Pergi ke klinik gigi tak hanya menimbulkan kekhawatiran pasien pada proses bagaimana alat-alat tersebut bekerja di rongga mulut, tapi juga biaya tinggi yang dikenakan sudah terlanjur dicap oleh masyarakat. Dalam menanggapi fenomena ini, klinik yang memiliki tiga dokter dan delapan staf ini berupaya menyentuh pasiennya dari setiap segmentasi pasar, dengan memberikan harga sesuai dengan standar yang telah ditetapkan PDGI, misalnya pembersihan karang gigi, tentunya tanpa abai dengan kualitas yang tidak membeda-bedakan harga dan profesional. Bila ingin tetap dikenakan biaya standar, dari pasien sendiri harus rajin merawat gigi, seperti melakukan pengecekan setiap 6 bulan sekali, agar tidak terlanjur gigi mengalami kasus yang berat, biaya pun otomatis akan mengalami kenaikan.
Menjaga kesehatan mulut dan gigi seharusnya tak memandang musim, bahkan pandemi global, mengingat mulut dan gigi juga menjadi bagian kebersihan tubuh yang krusial. Bagaimana tidak, setiap harinya kita menggunakan mulut dan gigi kita untuk memasukkan berbagai macam makanan dan tidak semua makanan baik untuk gigi kita. Untuk mencegah permasalahan gigi, seperti berlubang dan karang gigi, kita bisa melakukannya dengan menggosok gigi dua kali sehari. Hal tersebut tak bermasalah dengan orang-orang yang memiliki kebiasaan baik tersebut. Lalu bagaimana mereka yang masih malas-malasan dan menganggap aktivitas itu sepele, klinik gigi pun yang harus segera mengambil tindakan darurat.

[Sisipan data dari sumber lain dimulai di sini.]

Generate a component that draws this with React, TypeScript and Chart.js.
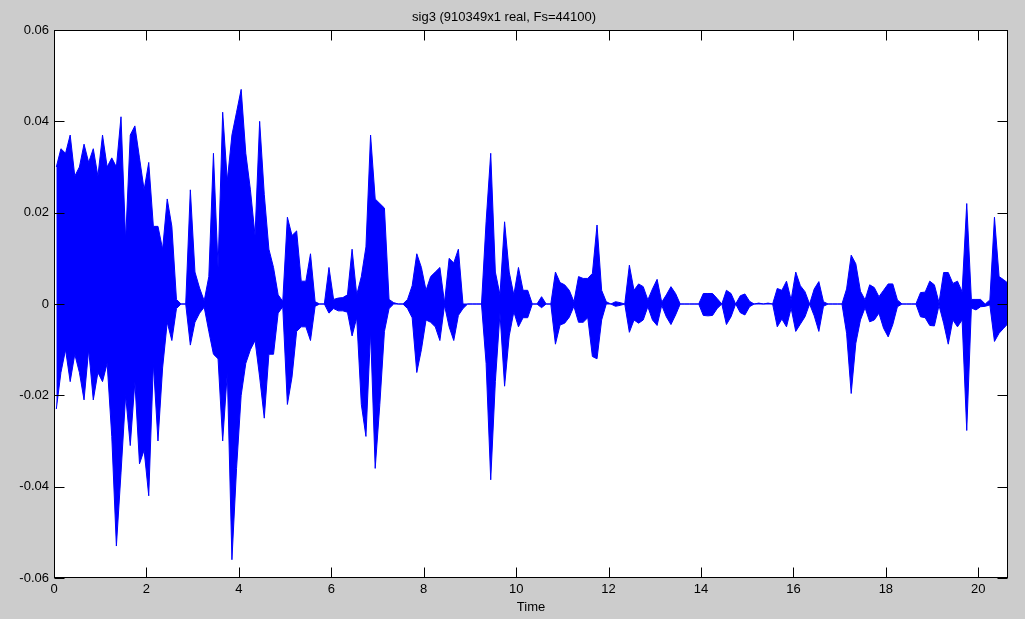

Hal terbaik yang bisa dilakukan drg. Grehastin demi memproteksi diri dan pasien adalah menjaga protokol kesehatan klinik, khususnya menjaga kesterilan peralatan dan mempersiapkan diri dengan Alat Pelindung Diri (APD) minimal menggunakan masker, kacamata, sarung tangan, tutup kepala dan baju penutup. Terutama saat berkomunikasi dan melakukan kontak terhadap pasien dalam jarak yang sangat dekat, agar terhindar dari droplet atau cipratan liur yang dikeluarkan seseorang dari hidung atau mulut saat bersin, batuk, bahkan berbicara. Terlepas dari konsistensi yang dilakukan oleh seluruh staf, tantangan tak kalah beratnya ada pada mengembalikan kepercayaan kepada pasien untuk menangani keluhan mereka di era pandemi. Dalam hal ini upaya terbaik yang bisa dilakukan, menjaga komunikasi pribadi yang efektif dengan para pasien dengan memberikan pemahaman terbaik dan edukasi, agar tidak mengalami kekhawatiran yang berlebihan dan dapat segera melakukan penanganan terbaik.